GalaXy Grade 3 Programmeer Handleiding
56.1.9 = Aantal Belsignalen
Stel in dit menu het aantal inkomende belsignalen in voordat de Modem/Kiezer moet opnemen. Het bereik ligt tussen
de 1 en 20 belsignalen. De fabrieksinstelling is 10 belsignalen.
56.1.10 = Lijndetectie
De Modem/Kiezer bewaakt voortdurend de aangesloten telefoonlijn. Bepaal in dit submenu op welke wijze de
lijn wordt gecontroleerd. Een dergelijke fout wordt geregistreerd in het systeemgeheugen. Zie ook Parameter
51.18 230VAC voorwaarde en Uitgangsfunctie 53.21 Lijn Fout.

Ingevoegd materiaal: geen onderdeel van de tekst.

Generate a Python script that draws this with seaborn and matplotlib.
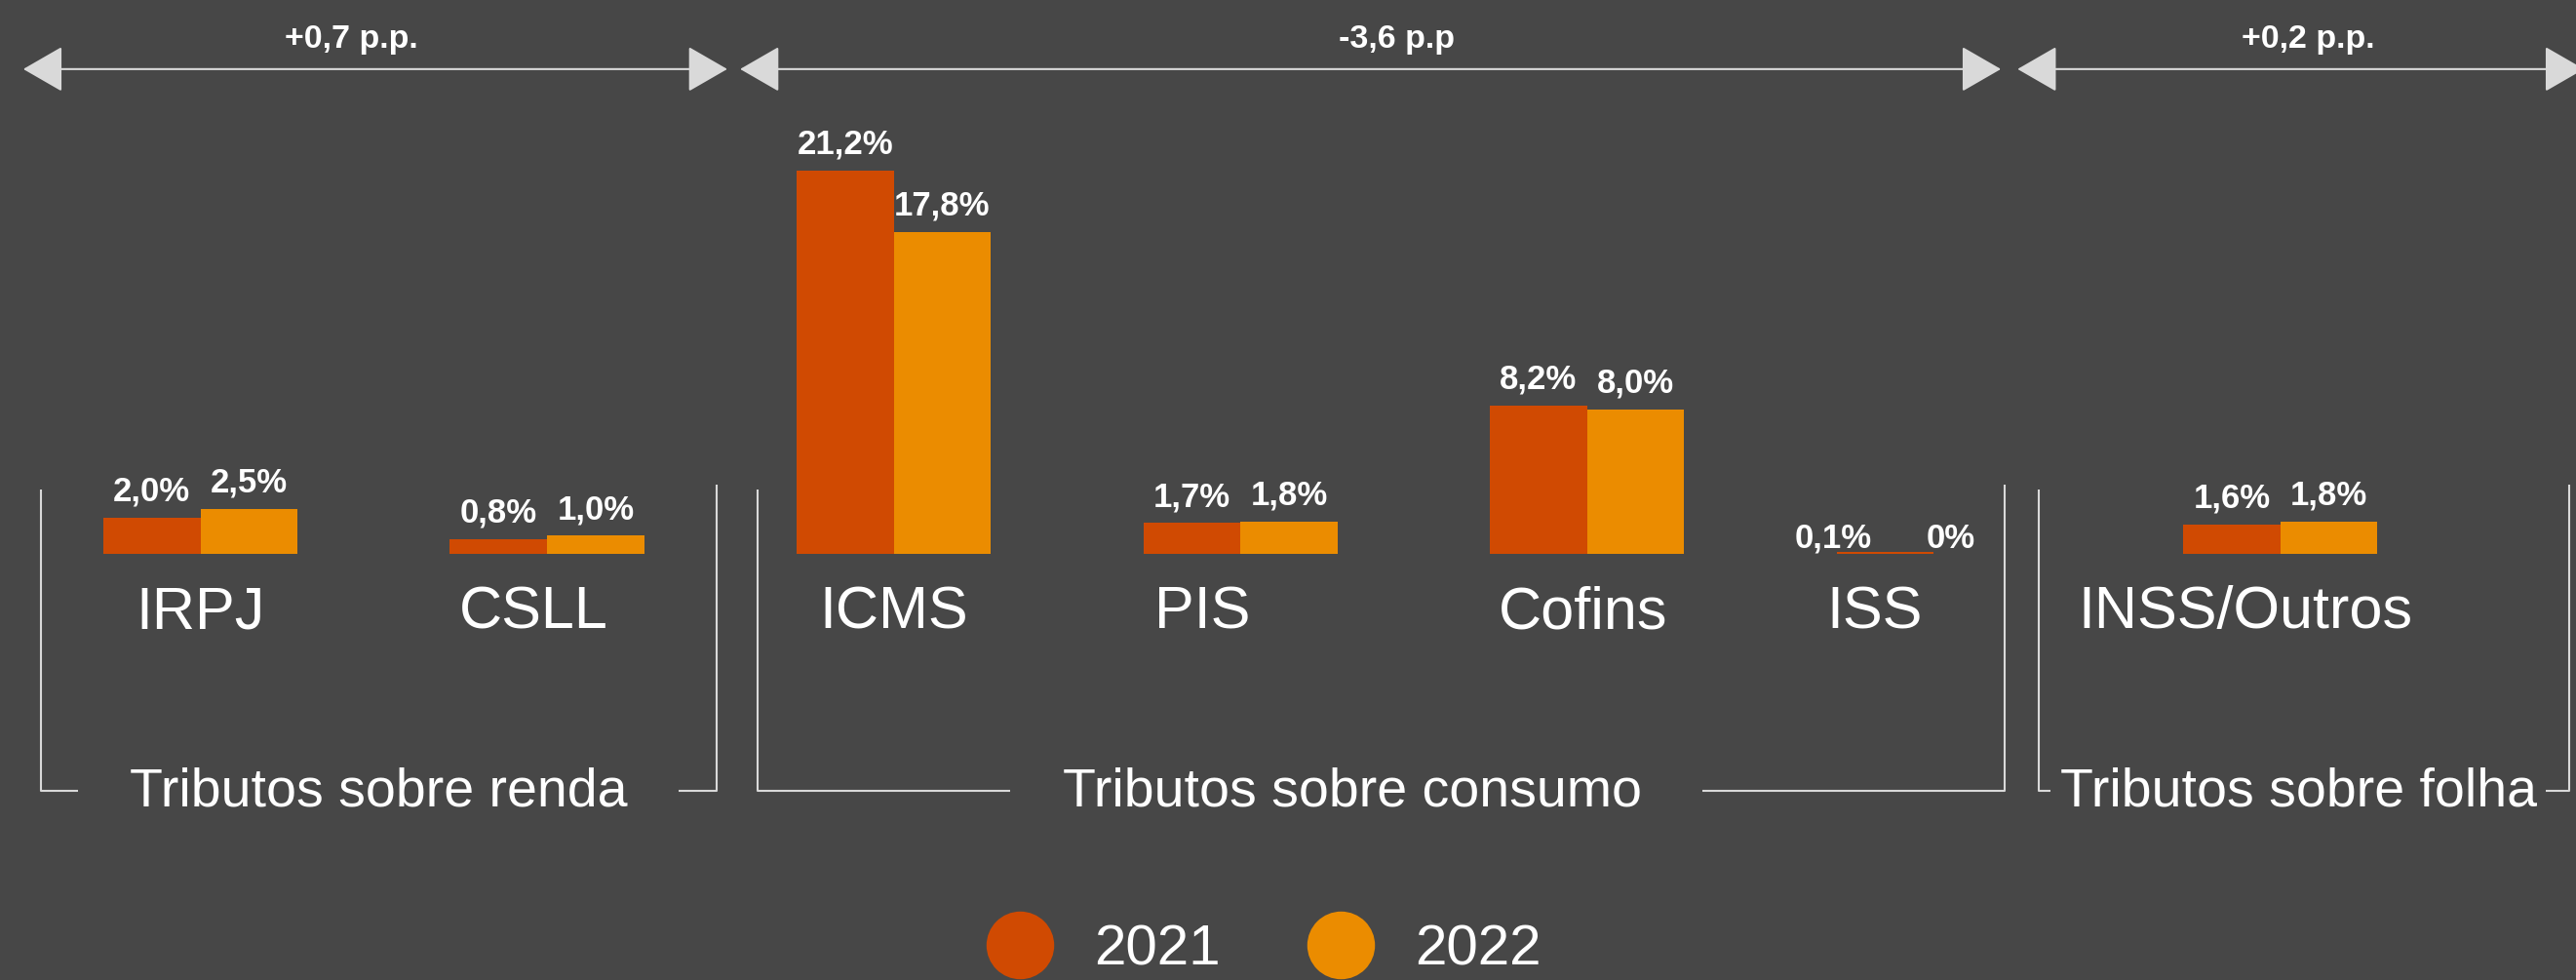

1. Lage Lijnspanning : De modem/kiezer detecteert een fout als de spanning circa 90 seconden onder de 3 volt
is. De controle op lage lijnspanning is standaard ingeschakeld.
2. Geen Kiestoon : Een fout wordt weergegeven als geen kiestoon wordt gedetecteerd bij de poging tot uitbellen.
Controle op aanwezigheid van een kiestoon is standaard uitgeschakeld. Gebruik deze detectiemethode alleen
als de modem/kiezer op een directe buitenlijn is aangesloten.
3. Inkomende Belsignalen : De modem/kiezer detecteert een fout als er bij het uitbellen een inkomend
belsignaal is. Controle op inkomende belsignalen is standaard uitgeschakeld.
NOOT : Iedere combinatie van lijndetectie methoden is toegestaan.
NOOT : Als één van de bovenstaande foutvoorwaarden zich voordoet, wordt daarvan een melding in het
systeemgeheugen geregistreerd.
Als door één van de detectie methoden een lijnfout wordt gedetecteerd, zal dit in het geheugen van de GalaXy centrale
worden geregistreerd, met uitzondering van de Lage Lijnspanning. Deze wordt gecontroleerd voor de periode welke is
ingesteld in menu 51.68 Lijn Fout. Als de lijnspanning binnen deze periode hersteld, zal hiervan geen melding in het
alarm geheugen worden geregistreerd. Als gedurende een lijnfout conditie en de gestelde periode in parameter 51.68
een poging tot inschakelen wordt gedaan, wordt de melding "Waarschuwing – Lijn Fout 1, Ent = Inschakelen"
weergegeven op het bediendeel. Druk op de [ent]-toets om alsnog in te schakelen, drukken op de [esc]-toets stopt de
inschakelpoging en de lijnfout wordt in het geheugen geregistreerd. Als het systeem wordt uitgeschakeld, zal een
lijnfout melding op het bediendeel worden getoond en een lokaal alarm wordt gegeven (E/E signalering en
Luidspreker).
Alleen bij de eerste keer binnen één uitgeschakelde periode dat een lijnfout optreed zal een lokaal alarm klinken en
wordt deze melding in het geheugen geregistreerd. Als binnen dezelfde uitgeschakelde periode nogmaals een lijnfout
optreed, zal dit alleen op het bediendeel worden weergegeven en wordt ook deze melding in het geheugen geregistreerd.
Gedurende een lijnfout conditie zal de geprogrammeerde Sirene Vertraging (parameter 51.02) worden onderdrukt.